**DIRECTION**
Print only the lines from the top of the data through the line with "const sliceColors = ['#95b7e1', '#a05073'];", both included, skipping every picture.

**SOURCE MATERIAL**
*-*-*
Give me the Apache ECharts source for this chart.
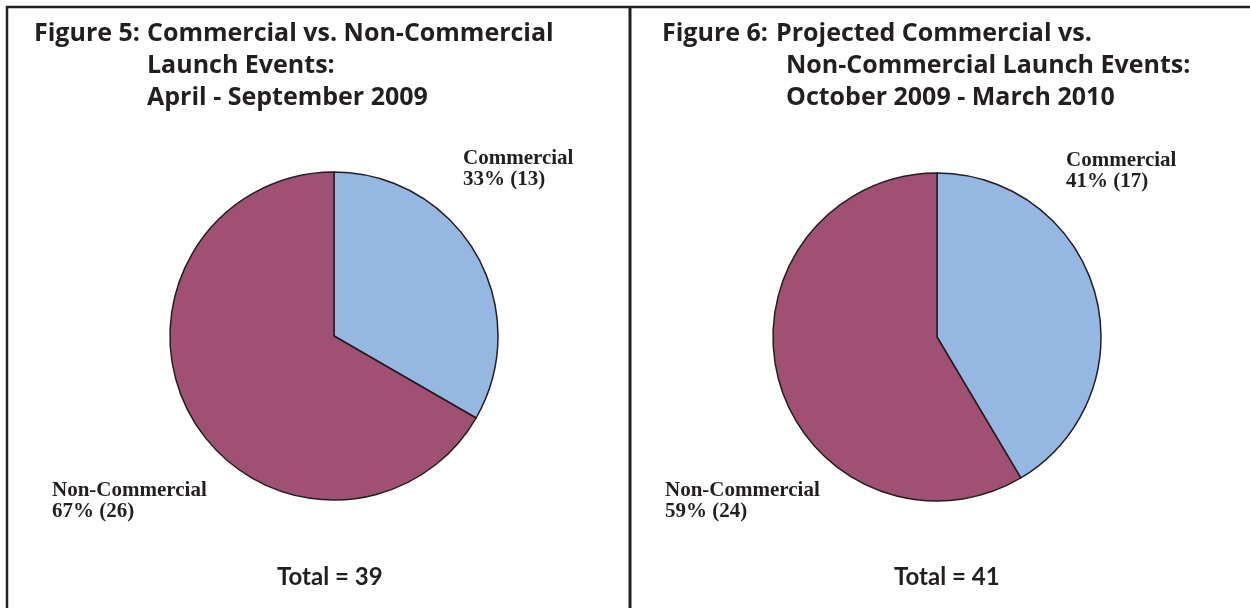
<!DOCTYPE html>
<html>
<head>
<meta charset="utf-8">
<style>
  html, body { margin: 0; padding: 0; background: #fff; }
  #chart { width: 1250px; height: 608px; }
</style>
<script src="https://cdn.jsdelivr.net/npm/echarts@6/dist/echarts.min.js"></script>
</head>
<body>
<div id="chart"></div>
<script>
// slice names and counts
const sliceNames = ['Commercial', 'Non-Commercial'];
const fig5Values = [13, 26];
const fig6Values = [17, 24];
const sliceColors = ['#95b7e1', '#a05073'];

const fig5Title = ['Figure 5:', 'Commercial vs. Non-Commercial', 'Launch Events:', 'April - September 2009'];
const fig6Title = ['Figure 6:', 'Projected Commercial vs.', 'Non-Commercial Launch Events:', 'October 2009 - March 2010'];

const titleFont = '"Open Sans"';
const labelFont = '"Liberation Serif", "DejaVu Serif", serif';

function total(arr) {
    return arr.reduce((a, b) => a + b, 0);
}

function makeData(values) {
    return sliceNames.map((n, i) => ({
        name: n,
        value: values[i],
        itemStyle: { color: sliceColors[i] }
    }));
}

// labelPos: top-left corner of each slice label
function pieSeries(values, center, labelPos) {
    const sum = total(values);
    return {
        type: 'pie',
        center: center,
        radius: 164,
        startAngle: 90,
        clockwise: true,
        animation: false,
        silent: true,
        itemStyle: { borderColor: '#231f20', borderWidth: 1.5 },
        label: {
            show: true,
            formatter: p => p.name + '\n' + Math.round(p.value / sum * 100) + '% (' + p.value + ')',
            fontFamily: labelFont,
            fontWeight: 'bold',
            fontSize: 21,
            lineHeight: 21,
            color: '#231f20',
            align: 'left',
            overflow: 'none',
            width: 300
        },
        labelLine: { show: false },
        labelLayout: function (params) {
            const p = labelPos[params.dataIndex];
            return { x: p[0], y: p[1], align: 'left', verticalAlign: 'top' };
        },
        data: makeData(values)
    };
}

function titleTexts(lines, x0, x1) {
    const out = [];
    const ys = [21, 53, 85];
    const f = 'bold 25px ' + titleFont;
    out.push({ type: 'text', left: x0, top: ys[0], style: { text: lines[0], font: f, fill: '#231f20' } });
    for (let i = 1; i < lines.length; i++) {
        out.push({ type: 'text', left: x1[i - 1], top: ys[i - 1], style: { text: lines[i], font: f, fill: '#231f20' } });
    }
    return out;
}

const chart = echarts.init(document.getElementById('chart'));

const graphics = [
    // frame
    { type: 'rect', shape: { x: 7, y: 7, width: 1250, height: 610 }, style: { fill: 'none', stroke: '#231f20', lineWidth: 2.5 } },
    { type: 'line', shape: { x1: 630, y1: 7, x2: 630, y2: 608 }, style: { stroke: '#231f20', lineWidth: 3 } }
];
graphics.push(...titleTexts(fig5Title, 34, [147, 147, 147]));
graphics.push(...titleTexts(fig6Title, 662, [776, 786, 786]));
graphics.push({ type: 'text', left: 277, top: 565, style: { text: 'Total = ' + total(fig5Values), font: 'bold 24px Lato', fill: '#231f20' } });
graphics.push({ type: 'text', left: 894, top: 565, style: { text: 'Total = ' + total(fig6Values), font: 'bold 24px Lato', fill: '#231f20' } });

chart.setOption({
    backgroundColor: '#fff',
    graphic: graphics,
    series: [
        pieSeries(fig5Values, [334, 336], [[463, 148], [52, 480]]),
        pieSeries(fig6Values, [937, 337], [[1066, 150], [665, 480]])
    ]
});
</script>
</body>
</html>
*-*-*
**SOLUTION TO THE EXERCISE**
Give me the Apache ECharts source for this chart.
<!DOCTYPE html>
<html>
<head>
<meta charset="utf-8">
<style>
  html, body { margin: 0; padding: 0; background: #fff; }
  #chart { width: 1250px; height: 608px; }
</style>
<script src="https://cdn.jsdelivr.net/npm/echarts@6/dist/echarts.min.js"></script>
</head>
<body>
<div id="chart"></div>
<script>
// slice names and counts
const sliceNames = ['Commercial', 'Non-Commercial'];
const fig5Values = [13, 26];
const fig6Values = [17, 24];
const sliceColors = ['#95b7e1', '#a05073'];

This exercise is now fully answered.